How might Google improve this feature going forward?

Now, one of the biggest features spotted during the primary testing phase for this feature is missing from this release. Namely, it's not possible to rename tab groups in Google Chrome for Android. That's something that can easily be accomplished on Chrome OS and desktop. So it stands to reason that will land sooner than later.

Another feature not readily available that is available on desktop but not even hinted at on Android is color-coding. Specifically, users can reorganize tab groups on desktop or Chrome OS with colored tabs. That's not possible as of this writing on Android.
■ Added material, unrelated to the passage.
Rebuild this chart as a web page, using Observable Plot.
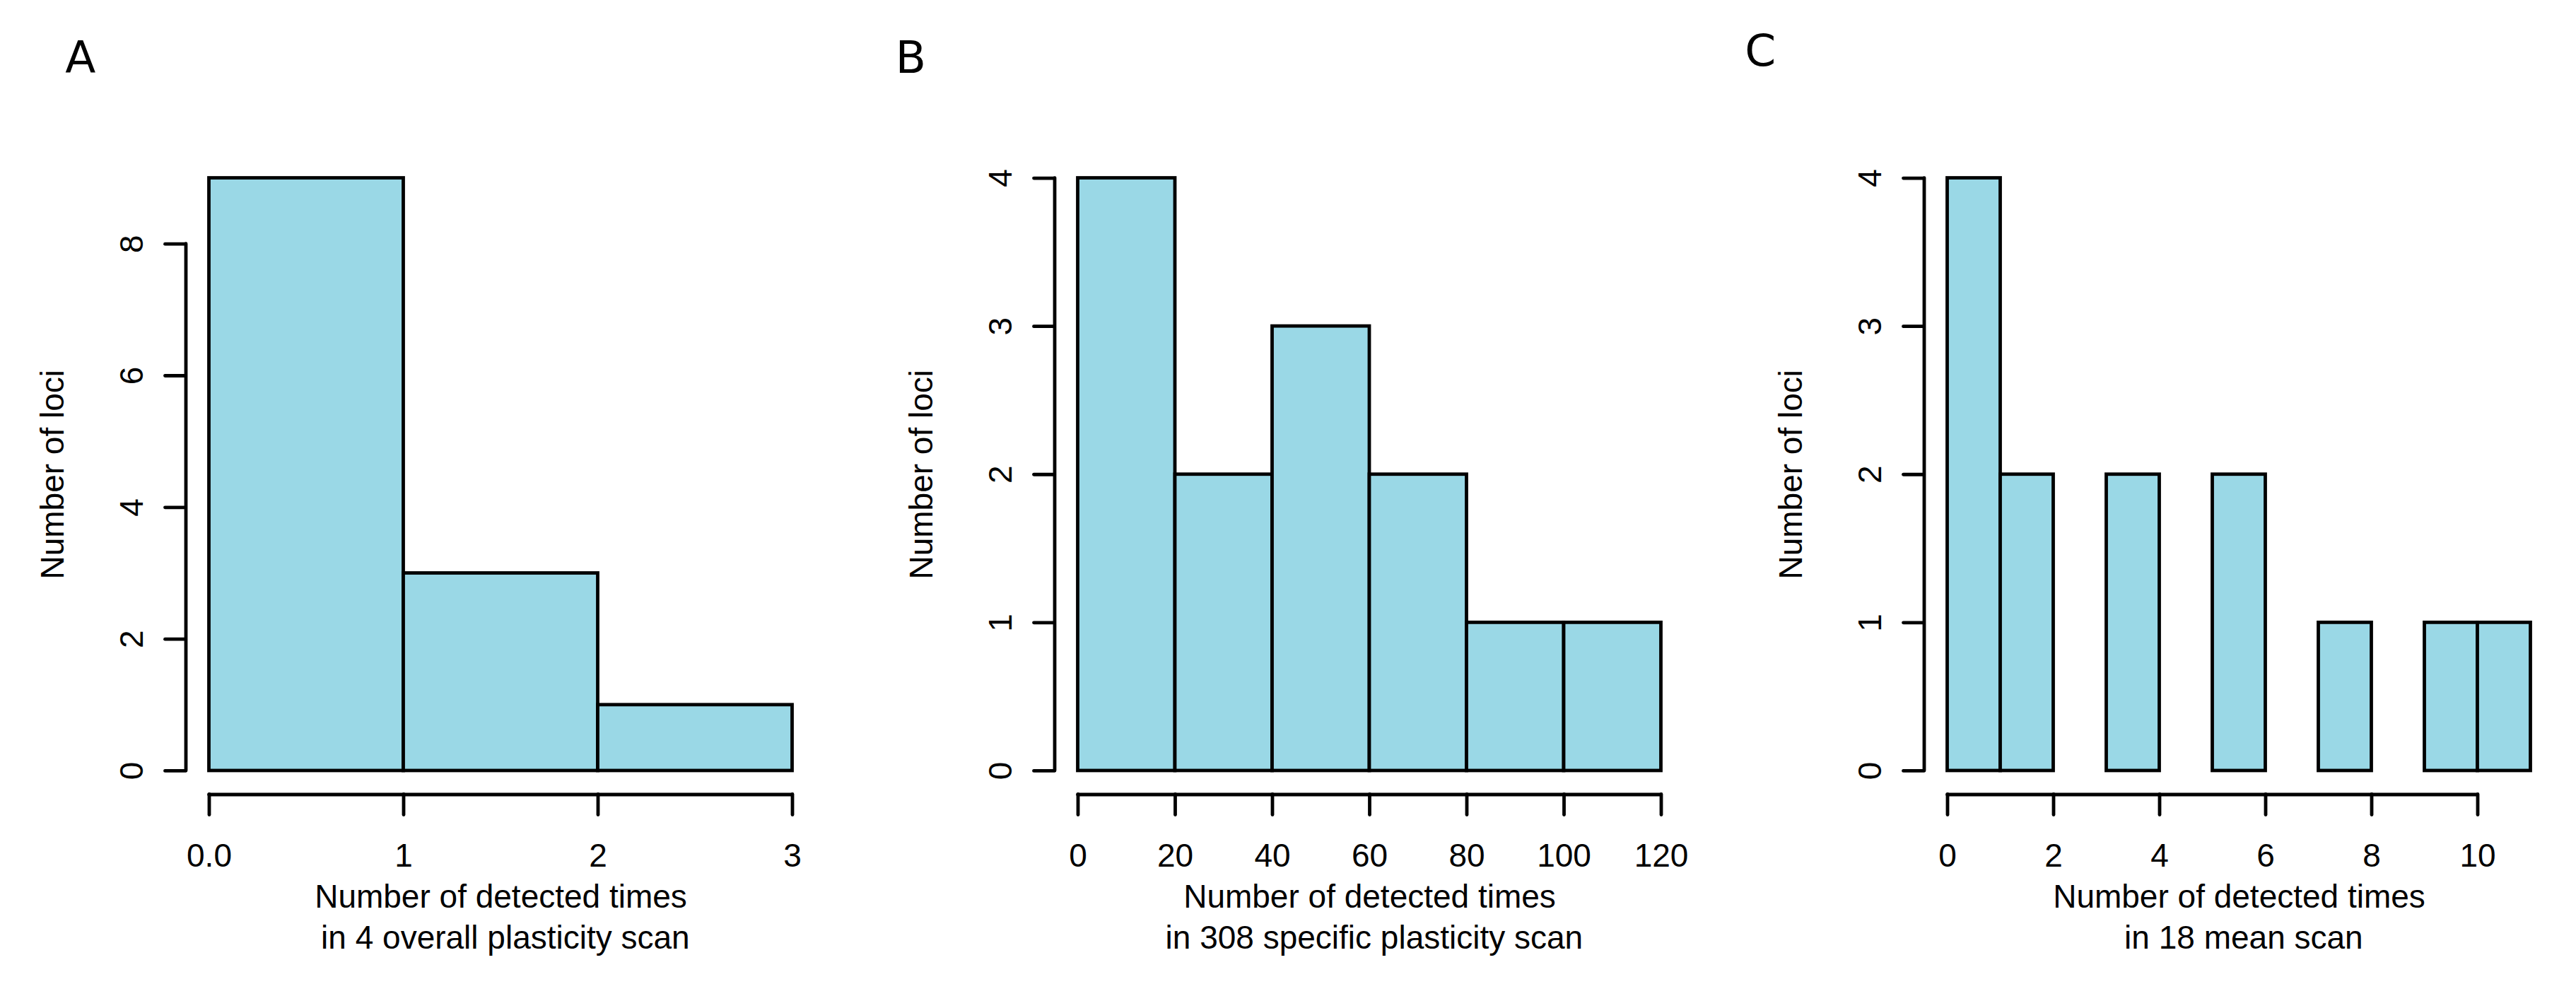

While a small change, that feature would enable easier at-a-glance management. And there's also only one way to completely clear out a tab group aside from swiping the entire group away. An 'x' icon would arguably be easier to use.

Whether or not Google ever adds such features, or any others we may have missed, to Android Chrome tab groups remains to be seen. But those features will be added to this guide if the search giant does end up adding them.